Fresh off his previous outing, Ford’s latest adventure finds Jane living in the quaint town of Brakeston, managing her Flyleaf Bookstore with her best friend, Lucy. For the past few months (following the attack by an undead and very angry Charlotte Bronte), handsome Lord Byron has been teaching Jane how to use her supernatural powers.
On the cusp of marriage to Walter, immortal Jane is being pushed by Byron into a world of “glamoring” and “invisibility" even when she's reluctant to assume the mantle. Jane must also deal with the Austen-themed tours organized by irritating Beverly Shrop and her group of "romance addicted minions." Thank god Jane's latest novel,
Constance, has finally been published and she can rely on the support of her editor, Kelly Littlejohn.
At least for now, no one else - apart from Lucy - knows her true identity. Further complicating matters is the arrival in Brackson of a production crew to film the movie
adaptation of Constance. Irritated that the crew possess little or next to no knowledge of culture and literature, Jane is appalled to discover several changes have been made to the script without her consent.
Feeling hijacked by all sides, Jane has yet to tell Walter she’s a vampire, a situation that is becoming more difficult to excuse. Although Walter is still the current focus of Jane’s affection, he's suspicious of the dashing Lord Byron,
a man he knows Jane was once involved with. Walter knows that Constance is a love letter to Byron and that the story was colored by the poet’s "infamous melancholy."
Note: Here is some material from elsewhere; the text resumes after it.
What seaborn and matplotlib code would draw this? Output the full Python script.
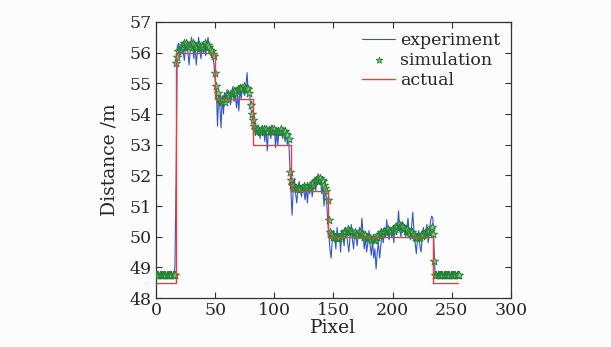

An anxious Jane knows she must eventually place aside her immortal needs in favor of the practical weight of love. When Miriam, Walter’s officious mother, arrives, she brings
in tow all of the demands of being Jewish, along with a strangely mysterious three-legged dog. Her cold, unfriendly and oppressive countenance sets Jane on edge.
This woman will do whatever it takes to prevent Jane from marrying her precious son.
Walter stumbles in a mix of weariness and resignation while Jane decides what to do about Miriam’s strange connection to Beverly Shrop. Added to the mix is Chloe, a pop star turned Hollywood actress whose stormy demands
disrupt the filming of Constance. Not to be left out is the group of legendary vampire hunters lurking beneath the surface of Brakeston, hiding their evil intent under a cloak of affability.
Save the occasionally silly scene (a croquet game that doesn’t quite work), the novel is a fitting sequel to
Jane Bites Back. Filled with sly humor and fast-paced quips, this delightful romp sees Jane and Byron solving an unexpected murder while an old adversary makes a startling comeback.
In a tale that unfolds with panache and elan, Ford's Jane is as lovely and as ladylike as ever, her vital spirit a perfect reflection of literary heroine chic.